[Begin DATASET RECORDS]

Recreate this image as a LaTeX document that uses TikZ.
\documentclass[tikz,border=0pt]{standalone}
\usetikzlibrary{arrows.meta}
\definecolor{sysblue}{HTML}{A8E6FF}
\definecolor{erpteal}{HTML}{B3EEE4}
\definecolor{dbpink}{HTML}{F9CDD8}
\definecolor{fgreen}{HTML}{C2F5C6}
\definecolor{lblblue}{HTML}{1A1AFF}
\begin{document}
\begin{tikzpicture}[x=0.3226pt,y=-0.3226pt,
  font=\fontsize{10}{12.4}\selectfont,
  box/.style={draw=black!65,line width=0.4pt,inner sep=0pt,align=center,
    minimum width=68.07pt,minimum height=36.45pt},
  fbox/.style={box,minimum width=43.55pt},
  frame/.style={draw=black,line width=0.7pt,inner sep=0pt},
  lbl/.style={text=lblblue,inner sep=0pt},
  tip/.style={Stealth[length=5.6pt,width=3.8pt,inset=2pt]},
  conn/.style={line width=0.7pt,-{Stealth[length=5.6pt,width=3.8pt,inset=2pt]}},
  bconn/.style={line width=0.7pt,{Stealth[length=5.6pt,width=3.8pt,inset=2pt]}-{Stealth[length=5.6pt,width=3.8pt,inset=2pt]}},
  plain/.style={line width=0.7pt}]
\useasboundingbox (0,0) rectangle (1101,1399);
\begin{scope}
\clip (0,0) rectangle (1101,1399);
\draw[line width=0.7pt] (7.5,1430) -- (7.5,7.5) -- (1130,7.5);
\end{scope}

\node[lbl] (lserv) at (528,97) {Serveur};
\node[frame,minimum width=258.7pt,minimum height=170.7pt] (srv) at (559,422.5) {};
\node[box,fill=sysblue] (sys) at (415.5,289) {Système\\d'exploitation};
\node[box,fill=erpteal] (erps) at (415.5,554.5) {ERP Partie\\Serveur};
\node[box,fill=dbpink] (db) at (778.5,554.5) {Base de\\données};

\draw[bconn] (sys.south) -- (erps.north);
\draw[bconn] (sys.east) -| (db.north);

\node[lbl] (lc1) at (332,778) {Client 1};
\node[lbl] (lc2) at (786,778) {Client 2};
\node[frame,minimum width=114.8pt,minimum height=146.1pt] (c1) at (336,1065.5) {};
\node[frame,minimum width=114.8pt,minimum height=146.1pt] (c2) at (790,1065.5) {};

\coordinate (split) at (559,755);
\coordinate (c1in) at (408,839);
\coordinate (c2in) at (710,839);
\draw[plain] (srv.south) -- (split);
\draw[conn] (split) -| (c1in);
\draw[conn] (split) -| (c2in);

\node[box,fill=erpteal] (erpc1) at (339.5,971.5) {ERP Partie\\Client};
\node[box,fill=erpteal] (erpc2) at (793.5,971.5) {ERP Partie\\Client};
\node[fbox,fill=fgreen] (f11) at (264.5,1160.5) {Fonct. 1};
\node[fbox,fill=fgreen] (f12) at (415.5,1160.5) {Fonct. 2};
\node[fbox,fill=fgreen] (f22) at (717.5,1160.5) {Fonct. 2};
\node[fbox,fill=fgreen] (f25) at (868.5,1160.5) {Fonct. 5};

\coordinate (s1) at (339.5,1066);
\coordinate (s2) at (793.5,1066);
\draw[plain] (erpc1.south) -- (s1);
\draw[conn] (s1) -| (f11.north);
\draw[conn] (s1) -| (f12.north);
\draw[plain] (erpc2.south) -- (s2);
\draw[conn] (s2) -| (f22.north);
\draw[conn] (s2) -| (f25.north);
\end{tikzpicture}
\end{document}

[End DATASET RECORDS]
[Begin DATASET RECORDS]

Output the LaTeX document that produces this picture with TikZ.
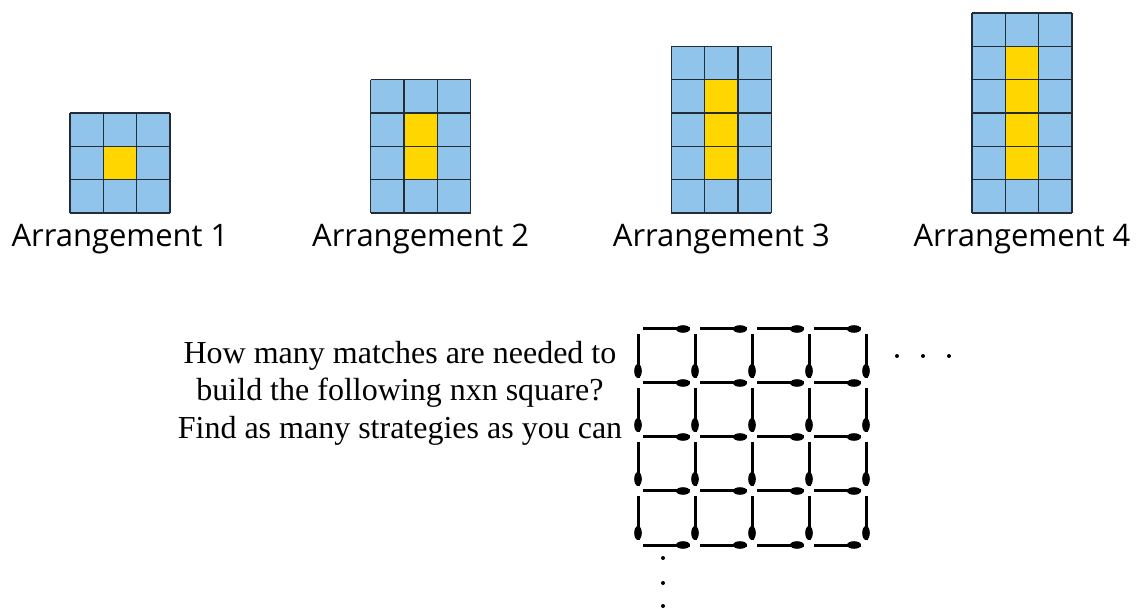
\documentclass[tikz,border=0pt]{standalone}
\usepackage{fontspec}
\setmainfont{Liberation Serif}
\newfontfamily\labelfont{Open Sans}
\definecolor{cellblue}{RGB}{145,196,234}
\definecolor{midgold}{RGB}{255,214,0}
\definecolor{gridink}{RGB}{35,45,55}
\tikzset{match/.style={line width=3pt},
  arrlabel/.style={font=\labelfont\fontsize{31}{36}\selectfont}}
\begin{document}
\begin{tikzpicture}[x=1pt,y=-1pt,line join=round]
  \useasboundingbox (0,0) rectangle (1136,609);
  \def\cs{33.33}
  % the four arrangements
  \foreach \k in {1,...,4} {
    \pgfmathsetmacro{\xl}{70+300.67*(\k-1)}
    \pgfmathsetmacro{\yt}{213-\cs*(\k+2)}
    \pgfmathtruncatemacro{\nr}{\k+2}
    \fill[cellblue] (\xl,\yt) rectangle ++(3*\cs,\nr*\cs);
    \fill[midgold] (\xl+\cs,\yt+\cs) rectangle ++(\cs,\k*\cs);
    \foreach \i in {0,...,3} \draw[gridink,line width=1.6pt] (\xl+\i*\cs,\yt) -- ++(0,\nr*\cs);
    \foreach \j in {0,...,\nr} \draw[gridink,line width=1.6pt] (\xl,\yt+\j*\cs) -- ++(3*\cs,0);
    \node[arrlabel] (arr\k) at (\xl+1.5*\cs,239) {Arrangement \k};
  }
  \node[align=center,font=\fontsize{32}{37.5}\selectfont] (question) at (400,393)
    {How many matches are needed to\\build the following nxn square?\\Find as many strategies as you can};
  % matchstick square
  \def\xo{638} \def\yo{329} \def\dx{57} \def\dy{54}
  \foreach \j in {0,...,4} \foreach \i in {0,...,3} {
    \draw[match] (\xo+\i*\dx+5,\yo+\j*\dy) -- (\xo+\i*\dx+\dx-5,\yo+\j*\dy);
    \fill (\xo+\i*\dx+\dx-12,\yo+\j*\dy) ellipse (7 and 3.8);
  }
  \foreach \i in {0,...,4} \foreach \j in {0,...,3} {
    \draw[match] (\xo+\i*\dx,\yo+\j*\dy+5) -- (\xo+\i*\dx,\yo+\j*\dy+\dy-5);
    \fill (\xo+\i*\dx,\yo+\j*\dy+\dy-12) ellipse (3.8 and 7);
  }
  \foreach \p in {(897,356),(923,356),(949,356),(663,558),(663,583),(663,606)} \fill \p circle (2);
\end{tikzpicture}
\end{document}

[End DATASET RECORDS]
[Begin DATASET RECORDS]

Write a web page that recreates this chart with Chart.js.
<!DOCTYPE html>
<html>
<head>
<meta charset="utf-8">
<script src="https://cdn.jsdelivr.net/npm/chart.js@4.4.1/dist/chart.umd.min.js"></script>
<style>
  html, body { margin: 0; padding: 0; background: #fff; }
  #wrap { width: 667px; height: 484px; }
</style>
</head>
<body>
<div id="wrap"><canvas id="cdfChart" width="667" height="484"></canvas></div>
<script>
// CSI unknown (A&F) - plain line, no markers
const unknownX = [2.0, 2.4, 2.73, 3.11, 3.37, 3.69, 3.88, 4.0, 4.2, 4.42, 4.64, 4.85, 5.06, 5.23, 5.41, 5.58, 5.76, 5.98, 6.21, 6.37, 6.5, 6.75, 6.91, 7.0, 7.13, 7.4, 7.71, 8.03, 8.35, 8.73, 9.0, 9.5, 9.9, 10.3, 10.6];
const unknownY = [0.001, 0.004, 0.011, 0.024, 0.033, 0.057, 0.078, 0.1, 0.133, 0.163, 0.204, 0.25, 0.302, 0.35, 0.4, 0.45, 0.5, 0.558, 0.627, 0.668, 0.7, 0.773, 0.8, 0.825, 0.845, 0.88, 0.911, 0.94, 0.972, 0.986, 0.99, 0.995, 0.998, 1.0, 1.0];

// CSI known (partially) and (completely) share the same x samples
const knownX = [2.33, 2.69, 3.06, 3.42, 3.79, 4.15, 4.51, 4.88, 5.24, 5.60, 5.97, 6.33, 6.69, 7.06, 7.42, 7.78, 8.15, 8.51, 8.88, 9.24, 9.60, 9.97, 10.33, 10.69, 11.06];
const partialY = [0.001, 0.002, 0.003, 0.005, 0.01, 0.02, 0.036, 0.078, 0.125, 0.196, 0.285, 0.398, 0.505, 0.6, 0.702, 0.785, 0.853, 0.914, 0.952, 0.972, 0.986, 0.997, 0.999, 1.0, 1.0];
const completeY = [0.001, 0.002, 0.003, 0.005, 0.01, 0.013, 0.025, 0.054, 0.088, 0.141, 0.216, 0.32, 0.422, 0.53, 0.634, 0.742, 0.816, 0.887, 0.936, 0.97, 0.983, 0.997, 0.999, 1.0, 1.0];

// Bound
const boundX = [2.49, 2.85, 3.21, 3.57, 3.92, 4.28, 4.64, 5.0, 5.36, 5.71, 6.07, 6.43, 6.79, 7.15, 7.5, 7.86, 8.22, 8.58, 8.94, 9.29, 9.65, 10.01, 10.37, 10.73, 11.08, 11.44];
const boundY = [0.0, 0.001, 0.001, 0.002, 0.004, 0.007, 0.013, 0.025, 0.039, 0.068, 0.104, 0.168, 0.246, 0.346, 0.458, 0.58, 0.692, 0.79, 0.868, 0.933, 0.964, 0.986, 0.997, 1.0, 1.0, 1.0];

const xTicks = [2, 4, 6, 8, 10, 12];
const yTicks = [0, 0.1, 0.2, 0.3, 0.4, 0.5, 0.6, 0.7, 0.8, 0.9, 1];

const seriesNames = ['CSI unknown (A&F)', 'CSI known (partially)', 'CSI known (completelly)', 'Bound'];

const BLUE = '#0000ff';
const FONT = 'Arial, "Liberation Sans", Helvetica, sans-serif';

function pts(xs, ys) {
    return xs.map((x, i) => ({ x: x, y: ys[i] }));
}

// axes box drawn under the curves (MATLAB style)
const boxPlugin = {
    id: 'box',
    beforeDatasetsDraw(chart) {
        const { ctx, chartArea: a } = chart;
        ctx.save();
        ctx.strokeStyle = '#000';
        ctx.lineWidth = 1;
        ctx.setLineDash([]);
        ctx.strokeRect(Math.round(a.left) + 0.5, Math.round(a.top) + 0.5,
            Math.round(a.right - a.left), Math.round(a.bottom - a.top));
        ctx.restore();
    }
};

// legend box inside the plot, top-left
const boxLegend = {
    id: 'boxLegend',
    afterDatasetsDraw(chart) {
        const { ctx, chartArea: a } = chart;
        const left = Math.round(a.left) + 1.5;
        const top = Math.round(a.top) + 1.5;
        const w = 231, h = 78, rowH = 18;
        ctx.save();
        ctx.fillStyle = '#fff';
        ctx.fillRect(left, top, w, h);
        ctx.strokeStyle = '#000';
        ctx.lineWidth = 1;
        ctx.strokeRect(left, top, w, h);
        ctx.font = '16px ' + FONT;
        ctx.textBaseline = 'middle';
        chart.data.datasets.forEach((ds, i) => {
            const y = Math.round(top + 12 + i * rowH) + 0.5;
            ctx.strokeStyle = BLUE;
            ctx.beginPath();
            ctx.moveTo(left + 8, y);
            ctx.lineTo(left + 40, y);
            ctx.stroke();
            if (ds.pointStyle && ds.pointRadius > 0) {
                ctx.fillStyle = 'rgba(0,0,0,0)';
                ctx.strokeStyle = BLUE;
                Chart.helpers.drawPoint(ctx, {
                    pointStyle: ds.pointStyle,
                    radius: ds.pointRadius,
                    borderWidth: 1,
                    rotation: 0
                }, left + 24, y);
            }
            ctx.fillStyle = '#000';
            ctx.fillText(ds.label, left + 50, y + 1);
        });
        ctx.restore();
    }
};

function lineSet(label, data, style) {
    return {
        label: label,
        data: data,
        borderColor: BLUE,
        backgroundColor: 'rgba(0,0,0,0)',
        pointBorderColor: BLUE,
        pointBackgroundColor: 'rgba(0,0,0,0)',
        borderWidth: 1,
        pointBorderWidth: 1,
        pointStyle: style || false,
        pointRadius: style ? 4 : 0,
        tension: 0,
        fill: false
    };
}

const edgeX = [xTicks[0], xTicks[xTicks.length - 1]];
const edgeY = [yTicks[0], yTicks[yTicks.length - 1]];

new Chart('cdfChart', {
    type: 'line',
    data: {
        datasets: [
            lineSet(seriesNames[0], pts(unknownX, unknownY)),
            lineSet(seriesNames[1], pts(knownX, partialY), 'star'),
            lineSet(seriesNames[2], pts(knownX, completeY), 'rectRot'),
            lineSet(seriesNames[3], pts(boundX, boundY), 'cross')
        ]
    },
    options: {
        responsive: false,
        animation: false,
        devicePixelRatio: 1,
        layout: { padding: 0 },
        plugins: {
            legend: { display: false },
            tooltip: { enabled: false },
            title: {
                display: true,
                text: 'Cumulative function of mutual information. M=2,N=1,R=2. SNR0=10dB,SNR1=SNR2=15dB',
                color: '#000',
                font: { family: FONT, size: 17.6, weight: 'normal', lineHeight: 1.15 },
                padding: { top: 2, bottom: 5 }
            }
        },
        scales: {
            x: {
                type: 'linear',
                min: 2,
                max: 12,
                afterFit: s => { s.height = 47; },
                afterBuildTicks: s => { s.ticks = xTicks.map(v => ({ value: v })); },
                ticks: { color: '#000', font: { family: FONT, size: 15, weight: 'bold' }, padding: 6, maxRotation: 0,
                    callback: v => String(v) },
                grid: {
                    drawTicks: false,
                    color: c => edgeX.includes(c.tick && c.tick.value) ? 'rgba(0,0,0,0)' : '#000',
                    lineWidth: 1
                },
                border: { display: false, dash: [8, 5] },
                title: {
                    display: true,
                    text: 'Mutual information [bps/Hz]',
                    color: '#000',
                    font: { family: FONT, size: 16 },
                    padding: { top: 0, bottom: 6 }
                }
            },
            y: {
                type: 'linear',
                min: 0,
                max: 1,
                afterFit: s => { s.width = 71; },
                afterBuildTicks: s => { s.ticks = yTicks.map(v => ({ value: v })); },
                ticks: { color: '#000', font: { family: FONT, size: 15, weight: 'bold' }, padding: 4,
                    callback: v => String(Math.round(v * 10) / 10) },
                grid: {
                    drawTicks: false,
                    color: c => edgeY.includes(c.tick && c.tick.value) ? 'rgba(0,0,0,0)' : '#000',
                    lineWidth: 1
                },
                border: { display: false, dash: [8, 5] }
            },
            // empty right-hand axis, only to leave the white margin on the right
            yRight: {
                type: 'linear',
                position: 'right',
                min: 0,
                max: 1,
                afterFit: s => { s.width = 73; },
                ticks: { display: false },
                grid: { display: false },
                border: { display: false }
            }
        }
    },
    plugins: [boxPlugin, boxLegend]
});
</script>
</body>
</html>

[End DATASET RECORDS]

SHORT EXERCISE ->
How many of the lines above hold the word "with"? Give only that number.

SOLUTION BELOW ->
2